Exactly the lines from the start of the data below through the line that contains "anchor=north] (sdklabel) at" are to be copied, with pictures left out.

**DATA PROVIDED**
--- start ---

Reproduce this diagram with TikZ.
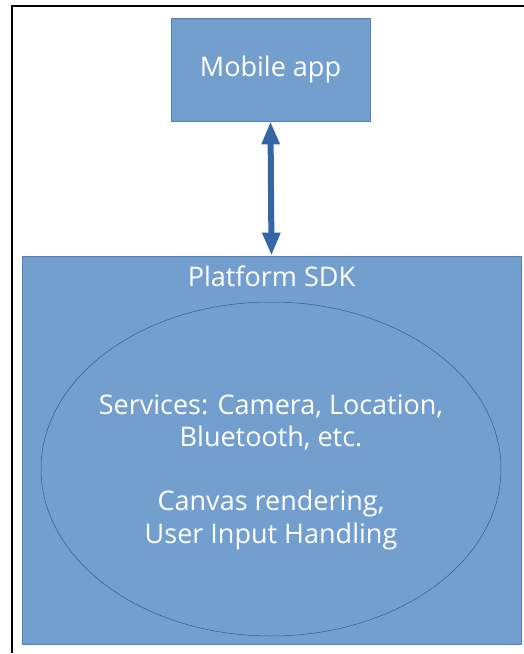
\documentclass[tikz,border=0pt]{standalone}
\usepackage{fontspec}
\setmainfont{Open Sans}
\usetikzlibrary{arrows.meta, shapes.geometric}
\definecolor{RellenoCaja}{RGB}{115,159,207}
\definecolor{BordeCaja}{RGB}{79,129,189}
\definecolor{Flecha}{RGB}{52,101,166}
\tikzset{
    caja/.style={
        draw=BordeCaja, fill=RellenoCaja, line width=0.8pt,
        text=white, font=\fontsize{27}{32}\selectfont
    },
    bloque/.style={
        draw=Flecha!90!black, line width=0.5pt, ellipse, inner sep=0pt
    },
    texto/.style={
        text=white, align=center, inner sep=0pt, font=\fontsize{27}{32.3}\selectfont
    },
    flecha/.style={
        draw=Flecha, line width=6pt,
        {Triangle[length=23pt, width=17pt]}-{Triangle[length=23pt, width=17pt]}
    }
}

\begin{document}
\begin{tikzpicture}[x=1pt, y=-1pt]

\useasboundingbox (0,0) rectangle (524,654);

% Marco exterior.
\coordinate (F1) at (12, 653);
\coordinate (F2) at (12, 6);
\coordinate (F3) at (524, 6);
\draw[line width=2.4pt] (F1) -- (F2) -- (F3);

% Caja de la aplicacion movil.
\node[caja, minimum width=199pt, minimum height=103pt] (app) at (270.5, 69.5) {Mobile app};

% Caja del SDK de la plataforma.
\node[caja, minimum width=499pt, minimum height=388pt] (sdk) at (271.5, 450) {};
\node[texto, anchor=north] (sdklabel) at ([yshift=-10pt]sdk.north) {Platform SDK};

% Elipse con los servicios.
\node[bloque, minimum width=460pt, minimum height=334pt] (servicios) at (271, 469) {};
\node[texto] (serviciostexto) at ([yshift=-3pt]servicios.center)
    {Services: Camera, Location,\\Bluetooth, etc.\\[32.3pt]Canvas rendering,\\User Input Handling};

% Flecha entre la app y el SDK.
\draw[flecha] (app.south) -- (sdk.north);

\end{tikzpicture}
\end{document}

--- end ---

**EXERCISE ANSWER**
Reproduce this diagram with TikZ.
\documentclass[tikz,border=0pt]{standalone}
\usepackage{fontspec}
\setmainfont{Open Sans}
\usetikzlibrary{arrows.meta, shapes.geometric}
\definecolor{RellenoCaja}{RGB}{115,159,207}
\definecolor{BordeCaja}{RGB}{79,129,189}
\definecolor{Flecha}{RGB}{52,101,166}
\tikzset{
    caja/.style={
        draw=BordeCaja, fill=RellenoCaja, line width=0.8pt,
        text=white, font=\fontsize{27}{32}\selectfont
    },
    bloque/.style={
        draw=Flecha!90!black, line width=0.5pt, ellipse, inner sep=0pt
    },
    texto/.style={
        text=white, align=center, inner sep=0pt, font=\fontsize{27}{32.3}\selectfont
    },
    flecha/.style={
        draw=Flecha, line width=6pt,
        {Triangle[length=23pt, width=17pt]}-{Triangle[length=23pt, width=17pt]}
    }
}

\begin{document}
\begin{tikzpicture}[x=1pt, y=-1pt]

\useasboundingbox (0,0) rectangle (524,654);

% Marco exterior.
\coordinate (F1) at (12, 653);
\coordinate (F2) at (12, 6);
\coordinate (F3) at (524, 6);
\draw[line width=2.4pt] (F1) -- (F2) -- (F3);

% Caja de la aplicacion movil.
\node[caja, minimum width=199pt, minimum height=103pt] (app) at (270.5, 69.5) {Mobile app};

% Caja del SDK de la plataforma.
\node[caja, minimum width=499pt, minimum height=388pt] (sdk) at (271.5, 450) {};
\node[texto, anchor=north] (sdklabel) at ([yshift=-10pt]sdk.north) {Platform SDK};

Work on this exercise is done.